High-profile celebrities like pop star Beyonce, actor George Clooney, and talk-show host Oprah Winfrey are set to take part in a telethon being organised for the victims of hurricanes Harvey and Irma.
The September 12 fundraiser titled 'Hand In Hand: A Benefit For Hurricane Harvey Relief' will be broadcast on US TV and will be live streamed on Facebook, YouTube, and Twitter.
The relief effort was announced on September 6 and was put together by Houston rapper Bun B and talent manager of Ariana Grande and Justin Bieber -- Scooter Braun.
Initially, the organisers had announced that the money raised during the telethon would be used for the benefit of hurricane Harvey.
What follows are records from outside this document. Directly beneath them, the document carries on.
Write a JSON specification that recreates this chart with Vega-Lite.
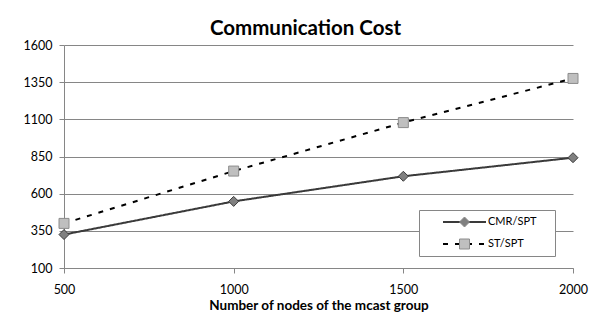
{
  "$schema": "https://vega.github.io/schema/vega-lite/v6.json",
  "width": 509,
  "height": 223,
  "autosize": "none",
  "padding": {"left": 64, "top": 45, "right": 20, "bottom": 47},
  "background": "white",
  "title": {
    "text": "Communication Cost",
    "font": "Lato",
    "fontSize": 20.5,
    "fontWeight": "bold",
    "color": "#000000",
    "anchor": "middle",
    "offset": 0,
    "dx": -13
  },
  "data": {
    "values": [
      {"series": "CMR/SPT", "nodes": 500, "cost": 325},
      {"series": "CMR/SPT", "nodes": 1000, "cost": 548},
      {"series": "CMR/SPT", "nodes": 1500, "cost": 717},
      {"series": "CMR/SPT", "nodes": 2000, "cost": 842},
      {"series": "ST/SPT", "nodes": 500, "cost": 400},
      {"series": "ST/SPT", "nodes": 1000, "cost": 752},
      {"series": "ST/SPT", "nodes": 1500, "cost": 1078},
      {"series": "ST/SPT", "nodes": 2000, "cost": 1375}
    ]
  },
  "encoding": {
    "x": {
      "field": "nodes",
      "type": "quantitative",
      "scale": {"domain": [500, 2000], "nice": false, "zero": false},
      "axis": {
        "title": "Number of nodes of the mcast group",
        "values": [500, 1000, 1500, 2000],
        "format": "d",
        "grid": false,
        "labelFlush": false,
        "tickSize": 5,
        "labelPadding": 10,
        "titlePadding": 3
      }
    },
    "y": {
      "field": "cost",
      "type": "quantitative",
      "scale": {"domain": [100, 1600], "nice": false, "zero": false},
      "axis": {
        "title": null,
        "values": [100, 350, 600, 850, 1100, 1350, 1600],
        "format": "d",
        "grid": true,
        "labelFlush": false,
        "tickSize": 5,
        "labelPadding": 7
      }
    }
  },
  "layer": [
    {
      "mark": {"type": "line", "strokeWidth": 2},
      "encoding": {
        "stroke": {
          "field": "series",
          "type": "nominal",
          "scale": {"domain": ["CMR/SPT", "ST/SPT"], "range": ["#3a3a3a", "#000000"]},
          "legend": {
            "title": "\u00a0",
            "titleOrient": "right",
            "titlePadding": 14,
            "titleFontSize": 11,
            "orient": "none",
            "legendX": 355,
            "legendY": 165,
            "padding": 5,
            "fillColor": "#ffffff",
            "strokeColor": "#868686",
            "symbolType": "stroke",
            "symbolSize": 1849,
            "symbolStrokeWidth": 2,
            "clipHeight": 14,
            "rowPadding": 8,
            "symbolOffset": 18,
            "labelOffset": 1,
            "labelFont": "Lato",
            "labelFontSize": 11,
            "labelColor": "#000000"
          }
        },
        "strokeDash": {
          "field": "series",
          "type": "nominal",
          "scale": {"domain": ["CMR/SPT", "ST/SPT"], "range": [[1, 0], [5, 7]]}
        }
      }
    },
    {
      "mark": {"type": "point", "filled": true, "opacity": 1, "strokeWidth": 1, "size": 100},
      "encoding": {
        "shape": {
          "field": "series",
          "type": "nominal",
          "scale": {"domain": ["ST/SPT", "CMR/SPT"], "range": ["square", "diamond"]},
          "legend": {
            "title": null,
            "orient": "none",
            "values": ["CMR/SPT", "ST/SPT"],
            "legendX": 355,
            "legendY": 165,
            "padding": 5,
            "symbolSize": 100,
            "symbolStrokeWidth": 1,
            "symbolOpacity": 1,
            "clipHeight": 14,
            "rowPadding": 8,
            "symbolOffset": 35,
            "labelOffset": 1,
            "labelFont": "Lato",
            "labelFontSize": 11,
            "labelExpr": "''",
            "encode": {
              "symbols": {
                "update": {
                  "stroke": {"signal": "datum.value === 'CMR/SPT' ? '#3a3a3a' : '#8c8c8c'"}
                }
              }
            }
          }
        },
        "fill": {
          "field": "series",
          "type": "nominal",
          "scale": {"domain": ["ST/SPT", "CMR/SPT"], "range": ["#bfbfbf", "#808080"]},
          "legend": {
            "title": null,
            "orient": "none",
            "values": ["CMR/SPT", "ST/SPT"],
            "legendX": 355,
            "legendY": 165
          }
        },
        "stroke": {
          "condition": {"test": "datum.series === 'CMR/SPT'", "value": "#3a3a3a"},
          "value": "#8c8c8c"
        }
      }
    }
  ],
  "config": {
    "view": {"stroke": null},
    "axis": {
      "labelFont": "Lato",
      "labelFontSize": 12.5,
      "labelColor": "#000000",
      "titleFont": "Lato",
      "titleFontSize": 13.5,
      "titleFontWeight": "bold",
      "titleColor": "#000000",
      "domainColor": "#868686",
      "tickColor": "#868686",
      "gridColor": "#868686",
      "gridWidth": 1,
      "domainWidth": 1
    }
  }
}
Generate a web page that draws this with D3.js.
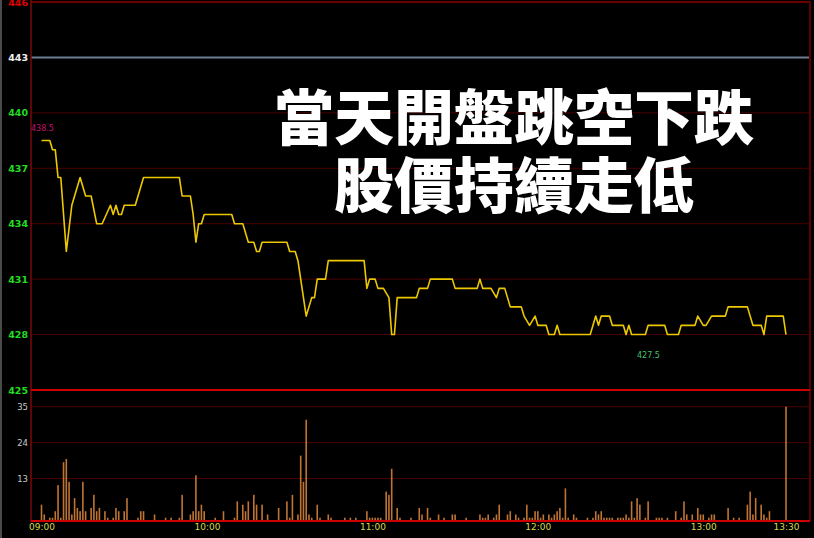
<!DOCTYPE html>
<html>
<head>
<meta charset="utf-8">
<script src="https://cdn.jsdelivr.net/npm/d3@7"></script>
<style>
  body { margin: 0; background: #000; }
  svg { display: block; }
</style>
</head>
<body>
<svg width="814" height="538"></svg>
<script>
// minutes after 09:00 and the price at each turn of the line
const priceTimes = [0, 3, 4, 5, 6, 7, 9, 11, 14, 16, 18, 20, 22, 25, 26, 27, 28, 29, 30, 34, 37, 50, 51, 54, 55, 56, 57, 58, 59, 69, 70, 73, 75, 77, 78, 79, 80, 89, 90, 92, 93, 96, 98, 99, 100, 103, 104, 117, 118, 119, 121, 122, 124, 126, 127, 128, 129, 136, 137, 140, 141, 149, 150, 158, 159, 160, 163, 165, 166, 168, 170, 174, 175, 177, 179, 180, 183, 184, 186, 187, 188, 199, 201, 202, 203, 206, 207, 211, 212, 213, 214, 219, 220, 226, 227, 231, 232, 237, 238, 240, 241, 243, 248, 249, 256, 258, 261, 262, 263, 269, 270];
const prices = [438.5, 438.5, 438.0, 438.0, 436.5, 436.5, 432.5, 435.0, 436.5, 435.5, 435.5, 434.0, 434.0, 435.0, 434.5, 435.0, 434.5, 434.5, 435.0, 435.0, 436.5, 436.5, 435.5, 435.5, 434.5, 433.0, 434.0, 434.0, 434.5, 434.5, 434.0, 434.0, 433.0, 433.0, 432.5, 432.5, 433.0, 433.0, 432.5, 432.5, 432.0, 429.0, 430.0, 430.0, 431.0, 431.0, 432.0, 432.0, 430.5, 431.0, 431.0, 430.5, 430.5, 430.0, 428.0, 428.0, 430.0, 430.0, 430.5, 430.5, 431.0, 431.0, 430.5, 430.5, 431.0, 430.5, 430.5, 430.0, 430.5, 430.5, 429.5, 429.5, 429.0, 428.5, 429.0, 428.5, 428.5, 428.0, 428.0, 428.5, 428.0, 428.0, 429.0, 428.5, 429.0, 429.0, 428.5, 428.5, 428.0, 428.5, 428.0, 428.0, 428.5, 428.5, 428.0, 428.0, 428.5, 428.5, 429.0, 428.5, 428.5, 429.0, 429.0, 429.5, 429.5, 428.5, 428.5, 428.0, 429.0, 429.0, 428.0];

// volume per minute
const volTimes = [0, 1, 3, 4, 5, 6, 7, 8, 9, 10, 11, 12, 13, 14, 15, 16, 18, 19, 20, 21, 23, 24, 26, 27, 28, 30, 31, 35, 36, 37, 41, 45, 47, 50, 51, 54, 55, 56, 57, 58, 59, 63, 66, 70, 71, 73, 74, 75, 77, 78, 80, 82, 86, 89, 90, 91, 93, 94, 95, 96, 97, 98, 100, 101, 104, 105, 110, 112, 114, 118, 119, 120, 121, 122, 123, 125, 126, 127, 129, 130, 134, 137, 138, 140, 141, 144, 146, 149, 150, 154, 159, 160, 161, 162, 164, 165, 166, 169, 170, 172, 173, 175, 176, 177, 178, 179, 180, 181, 182, 184, 185, 186, 187, 188, 189, 190, 191, 193, 194, 198, 200, 201, 202, 203, 204, 205, 206, 207, 209, 210, 211, 212, 213, 214, 215, 216, 217, 219, 220, 223, 224, 225, 227, 230, 232, 233, 234, 236, 238, 239, 240, 242, 243, 244, 249, 251, 253, 256, 257, 258, 259, 261, 262, 263, 264, 270];
const volumes = [5, 2, 1, 1, 3, 11, 1, 18, 19, 12, 2, 7, 4, 3, 12, 3, 4, 8, 3, 4, 3, 1, 1, 4, 3, 3, 7, 1, 3, 3, 2, 1, 1, 1, 8, 2, 3, 14, 3, 5, 3, 1, 3, 1, 6, 5, 3, 6, 8, 5, 5, 2, 4, 6, 1, 8, 2, 20, 12, 31, 2, 1, 5, 1, 2, 1, 1, 1, 1, 3, 1, 1, 1, 1, 1, 9, 8, 16, 4, 1, 1, 4, 2, 4, 1, 2, 1, 2, 2, 1, 2, 1, 1, 2, 1, 2, 5, 2, 3, 2, 1, 1, 5, 1, 1, 3, 3, 1, 2, 2, 1, 2, 3, 4, 1, 10, 1, 2, 1, 1, 1, 3, 2, 3, 1, 1, 1, 1, 1, 1, 1, 2, 1, 6, 1, 7, 5, 1, 6, 1, 1, 1, 1, 3, 1, 6, 2, 2, 4, 2, 2, 1, 2, 2, 4, 1, 1, 5, 9, 2, 7, 5, 2, 1, 3, 35];

const priceTicks = [425, 428, 431, 434, 437, 440, 443, 446];
const volTicks = [13, 24, 35];
const timeTicks = [0, 60, 120, 180, 240, 270];
const timeLabels = ["09:00", "10:00", "11:00", "12:00", "13:00", "13:30"];
const prevClose = 443;
const highPrice = 438.5;
const lowPrice = 427.5;
const titleLines = ["當天開盤跳空下跌", "股價持續走低"];

function draw() {
    const svg = d3.select("svg");
    const left = 31, right = 810;

    // scales
    const x = d3.scaleLinear().domain([0, 270]).range([41.5, 786]);
    const yP = d3.scaleLinear().domain([425, 446]).range([390, 2]);
    const yV = d3.scaleLinear().domain([0, 35]).range([521, 406.7]);

    // left gray edge
    svg.append("line")
        .attr("x1", 1).attr("x2", 1).attr("y1", 0).attr("y2", 538)
        .style("stroke", "#4a4a4a").style("stroke-width", 2);

    // price grid
    svg.append("g")
        .selectAll("line")
        .data(priceTicks.filter(d => d > 425 && d < 446 && d !== prevClose))
        .enter()
        .append("line")
        .attr("x1", left).attr("x2", right)
        .attr("y1", d => yP(d)).attr("y2", d => yP(d))
        .style("stroke", "#4a0000").style("stroke-width", 1);

    // previous close line
    svg.append("line")
        .attr("x1", left).attr("x2", right)
        .attr("y1", yP(prevClose)).attr("y2", yP(prevClose))
        .style("stroke", "#6d7c90").style("stroke-width", 2);

    // volume grid
    svg.append("g")
        .selectAll("line")
        .data(volTicks)
        .enter()
        .append("line")
        .attr("x1", left).attr("x2", right)
        .attr("y1", d => yV(d)).attr("y2", d => yV(d))
        .style("stroke", "#4a0000").style("stroke-width", 1);

    // frame
    svg.append("line")
        .attr("x1", left).attr("x2", right).attr("y1", yP(446)).attr("y2", yP(446))
        .style("stroke", "#6a0000").style("stroke-width", 2);
    svg.append("line")
        .attr("x1", right).attr("x2", right).attr("y1", 1).attr("y2", 521)
        .style("stroke", "#5a0000").style("stroke-width", 2);
    svg.append("line")
        .attr("x1", left).attr("x2", left).attr("y1", 0).attr("y2", 522)
        .style("stroke", "#7a0a0a").style("stroke-width", 1.5);

    // title text, two lines in one block
    const title = svg.append("text")
        .attr("text-anchor", "middle")
        .style("font-family", "'Noto Sans CJK TC', 'Noto Sans CJK SC', sans-serif")
        .style("font-weight", "900")
        .style("font-size", "60px")
        .style("fill", "#fff");
    title.selectAll("tspan")
        .data(titleLines)
        .enter()
        .append("tspan")
        .attr("x", 514)
        .attr("y", (d, i) => 113 + i * 68)
        .attr("dominant-baseline", "central")
        .text(d => d);

    // volume bars
    svg.append("g")
        .selectAll("rect")
        .data(volTimes)
        .enter()
        .append("rect")
        .attr("x", d => x(d) - 0.8)
        .attr("y", (d, i) => yV(volumes[i]))
        .attr("width", 1.6)
        .attr("height", (d, i) => yV(0) - yV(volumes[i]))
        .style("fill", "#bf7434");

    // price line
    const line = d3.line()
        .x(d => x(d))
        .y((d, i) => yP(prices[i]));
    svg.append("path")
        .datum(priceTimes)
        .attr("d", line)
        .style("fill", "none")
        .style("stroke", "#ecc800")
        .style("stroke-width", 1.6)
        .style("stroke-linejoin", "round");

    // divider and bottom axis line
    svg.append("line")
        .attr("x1", left).attr("x2", right).attr("y1", yP(425)).attr("y2", yP(425))
        .style("stroke", "#c80000").style("stroke-width", 2);
    svg.append("line")
        .attr("x1", left).attr("x2", right).attr("y1", yV(0)).attr("y2", yV(0))
        .style("stroke", "#d00000").style("stroke-width", 2);

    // price axis
    const pAxis = svg.append("g")
        .attr("transform", `translate(${left},0)`)
        .call(d3.axisLeft(yP).tickValues(priceTicks).tickSize(0).tickPadding(3));
    pAxis.select(".domain").remove();
    pAxis.selectAll("text")
        .style("font-family", "'DejaVu Sans', sans-serif")
        .style("font-weight", "bold")
        .style("font-size", "9.5px")
        .style("fill", d => d > prevClose ? "#e00000" : d === prevClose ? "#f0f0f0" : "#22dd22");

    // volume axis
    const vAxis = svg.append("g")
        .attr("transform", `translate(${left},0)`)
        .call(d3.axisLeft(yV).tickValues(volTicks).tickSize(0).tickPadding(3));
    vAxis.select(".domain").remove();
    vAxis.selectAll("text")
        .style("font-family", "'DejaVu Sans', sans-serif")
        .style("font-size", "8.5px")
        .style("fill", "#c8c8c8");

    // time axis
    const tAxis = svg.append("g")
        .attr("transform", `translate(0,${yV(0)})`)
        .call(d3.axisBottom(x).tickValues(timeTicks).tickSize(0).tickPadding(3)
            .tickFormat((d, i) => timeLabels[i]));
    tAxis.select(".domain").remove();
    tAxis.selectAll("text")
        .style("font-family", "'DejaVu Sans', sans-serif")
        .style("font-size", "9px")
        .style("fill", "#d8d84a");

    // high / low labels
    svg.append("text")
        .attr("x", left)
        .attr("y", yP(highPrice) - 10)
        .style("font-family", "'DejaVu Sans', sans-serif")
        .style("font-size", "8px")
        .style("fill", "#c0106c")
        .text(highPrice.toFixed(1));
    svg.append("text")
        .attr("x", 637)
        .attr("y", yP(lowPrice) + 14)
        .style("font-family", "'DejaVu Sans', sans-serif")
        .style("font-size", "8px")
        .style("fill", "#44c070")
        .text(lowPrice.toFixed(1));
}
draw();
</script>
</body>
</html>
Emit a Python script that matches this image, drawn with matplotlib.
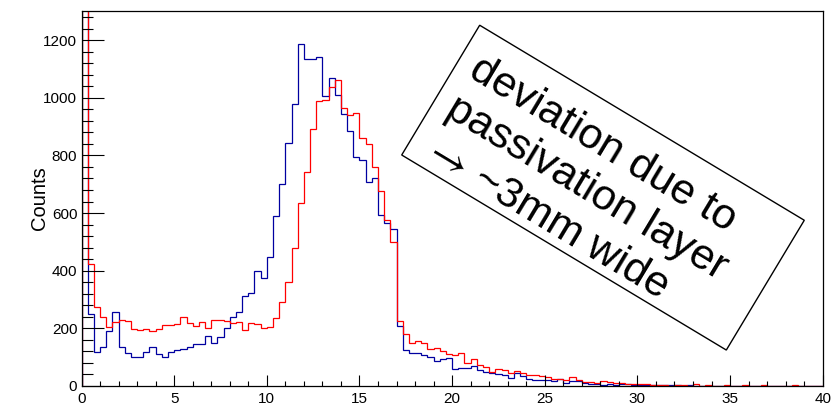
import numpy as np
from matplotlib import pyplot as plt
from matplotlib.patches import Rectangle
from matplotlib.transforms import IdentityTransform

plt.rcParams['font.family'] = ['Liberation Sans', 'DejaVu Sans']
plt.rcParams['mathtext.fontset'] = 'stixsans'

# 120 bins of 1/3 from 0 to 40
edges = np.linspace(0, 40, 121)

blue_counts = [3000, 250, 119, 136, 192, 257, 136, 113, 102, 99,
               118, 134, 111, 102, 119, 125, 129, 134, 145, 147,
               173, 148, 169, 200, 238, 258, 312, 324, 400, 373,
               446, 590, 700, 842, 978, 1186, 1136, 1136, 1140, 1006,
               1067, 1008, 943, 884, 795, 784, 709, 720, 593, 566,
               543, 208, 125, 116, 113, 108, 99, 88, 95, 96,
               58, 64, 64, 69, 55, 49, 44, 42, 37, 27,
               44, 35, 23, 21, 21, 21, 16, 23, 12, 17,
               17, 9, 6, 6, 2, 6, 2, 7, 7, 5,
               3, 5, 5, 3, 3, 2, 2, 1, 2, 1,
               1, 1, 0, 1, 1, 0, 1, 0, 0, 1,
               0, 0, 1, 0, 0, 1, 0, 0, 0, 0]

red_counts = [3000, 423, 275, 240, 203, 222, 230, 227, 199, 194,
              198, 191, 199, 212, 213, 215, 240, 217, 207, 221,
              200, 229, 229, 226, 220, 222, 194, 217, 214, 202,
              206, 235, 292, 360, 480, 636, 741, 890, 990, 992,
              1038, 1061, 966, 940, 948, 861, 839, 761, 677, 576,
              501, 225, 180, 148, 157, 150, 129, 133, 123, 111,
              106, 113, 79, 92, 73, 65, 50, 60, 55, 46,
              53, 46, 38, 37, 35, 32, 25, 25, 21, 30,
              21, 15, 15, 12, 18, 15, 9, 9, 7, 7,
              6, 6, 5, 5, 2, 1, 2, 2, 1, 6,
              1, 2, 1, 1, 2, 1, 1, 2, 1, 1,
              2, 1, 1, 1, 1, 3, 1, 1, 1, 1]

box_text = "deviation due to\npassivation layer\n$\\rightarrow\\,$~3mm wide"

fig = plt.figure(figsize=(8.37, 4.07), dpi=100)
ax = fig.add_axes([0.0974, 0.0516, 0.8855, 0.9221])

ax.stairs(blue_counts, edges, color='#0000a0', linewidth=0.9)
ax.stairs(red_counts, edges, color='#ff0000', linewidth=0.9)

ax.set_xlim(0, 40)
ax.set_ylim(0, 1302)
ax.set_xticks(np.arange(0, 41, 5))
ax.set_xticks(np.arange(0, 41, 1), minor=True)
ax.set_yticks(np.arange(0, 1201, 200))
ax.set_yticks(np.arange(0, 1301, 40), minor=True)
ax.tick_params(axis='both', which='both', direction='in', top=False, right=False,
               labelsize=11, width=0.8, color='black')
ax.tick_params(axis='x', which='major', length=8, pad=4)
ax.tick_params(axis='x', which='minor', length=3.8)
ax.tick_params(axis='y', which='major', length=16, pad=3)
ax.tick_params(axis='y', which='minor', length=8)
for s in ax.spines.values():
    s.set_linewidth(0.9)

ax.set_ylabel('Counts', fontsize=14.5)
ax.yaxis.set_label_coords(-0.044, 0.5)

# rotated note box (pixel coords)
rect = Rectangle((401.7, 252), 378.7, 151.4, angle=-31, rotation_point='xy',
                 fill=False, edgecolor='black', linewidth=1.0,
                 transform=IdentityTransform())
fig.add_artist(rect)
fig.text(0.5773, 0.8784, box_text, rotation=-31, rotation_mode='anchor',
         ha='left', va='top', fontsize=31)

fig.savefig('out.png', dpi=100)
The organizers have now announced the decision to include Irma victims.
"Due to the impending possibility of Hurricane Irma, the Hand in Hand Hurricane benefit has now made arrangements and is prepared to expand its beneficiaries of the September 12th telethon to also include those who may be affected by Hurricane Irma in addition to those affected by Hurricane Harvey," reads the statement by Variety.
"We are prepared to help in any way we can," it said.
A long list of big-name stars was added to the telethon's lineup of participants on Friday, according to Entertainment Weekly, including Justin Bieber, Drake, Stephen Colbert, Tom Hanks, Tracy Morgan, Nicole Kidman, Catherine Zeta-Jones, Robert De Niro, Jimmy Fallon, and Ellen DeGeneres.
They join a lengthy list of celebrities that had already been announced, such as Beyonce, George Clooney, Julia Roberts, Matthew McConaughey, Michael Strahan, Blake Shelton, Reese Witherspoon, Oprah Winfrey, and Jamie Foxx.
The telethon will air on each of the four major broadcast networks in ABC, Fox, NBC, and CBS; in addition to Bravo, E! Network, MTV, MTV2, MTV Classic, MTV Liv, CMT, and Oxygen.
Multiple charities will receive proceeds from the telethon, including the Mayor's Fund for Hurricane Harvey, United Way of Greater Houston, Feeding Texas, and Habitat for Humanity.
Hurricane Harvey devastated southeastern Texas after it made landfall late last month, leading to catastrophic flooding in the Houston metropolitan area, destroying thousands of homes and causing a total of 70 deaths.